The problem is that the after the recursive function _largestIndependentSet() completes, the last print gives me the correct answer. But after that I get this error: Aborted (core dumped), and the print in largestIndependentSet() doesn't execute.

This is baffling because my logic seems to be correct. What is causing this?

PS: If I compile it with c++14 flag it runs fine o_O:

g++ binary_tree.cpp -std=c++14

Answer 1

Not going into more than two major problems in the posted code.

• Indeterminate child pointer values for the T-value constructor.
• Missing return value for largestIndependentSet()

The former of these is common, especially for beginners in C++. Make sure you leave nothing with indeterminate value. In this case left and right in the TreeNode(T value) constructor were left indeterminate.
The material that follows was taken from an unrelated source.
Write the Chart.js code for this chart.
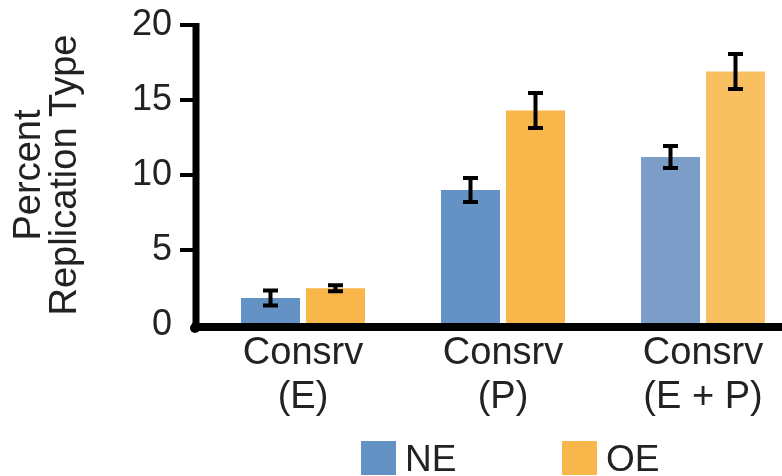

The latter of these, is hugely important. The function largestIndependentSet() claims it was returning a vector, but in reality had no return at all. That, likewise, invokes undefined behavior. From there I can speculate, but note that's all it is: speculation:

Speculation: The compiler happily generated the code that ultimately treated whatever happened to be residing on the activation stack, unset by you, as a std::vector<T>. Of course it is indeterminate gibberish because you never returned an actual object. But the invoke of the non-virtual destructor of std::vector<> certainly doesn't know that, and in so doing, treated whatever happened to be occupying what it thinks are its member variables as valid data, when in reality it was anything but. The short of it is this: take random memory, point std::vector<> destructor code at it, lie to the code and say that memory holds a valid std::vector<> object, then turn the destructor loose.

As to why the compiler didn't error. Well, often in C or C++, it simply isn't an error to do something unwise. The compiler expects you to know enough about what you're doing, and in this case, no language violations were present, so it gave you the benefit of the doubt. However... Turning up your compiler warning levels to pedantic heights will, on most modern compilers (icc, gcc, clang, and msvc for certain) warn you about your missing return value. Those warnings are there for a reason, and I strongly support turning them up and treating them as errors (also a compiler option).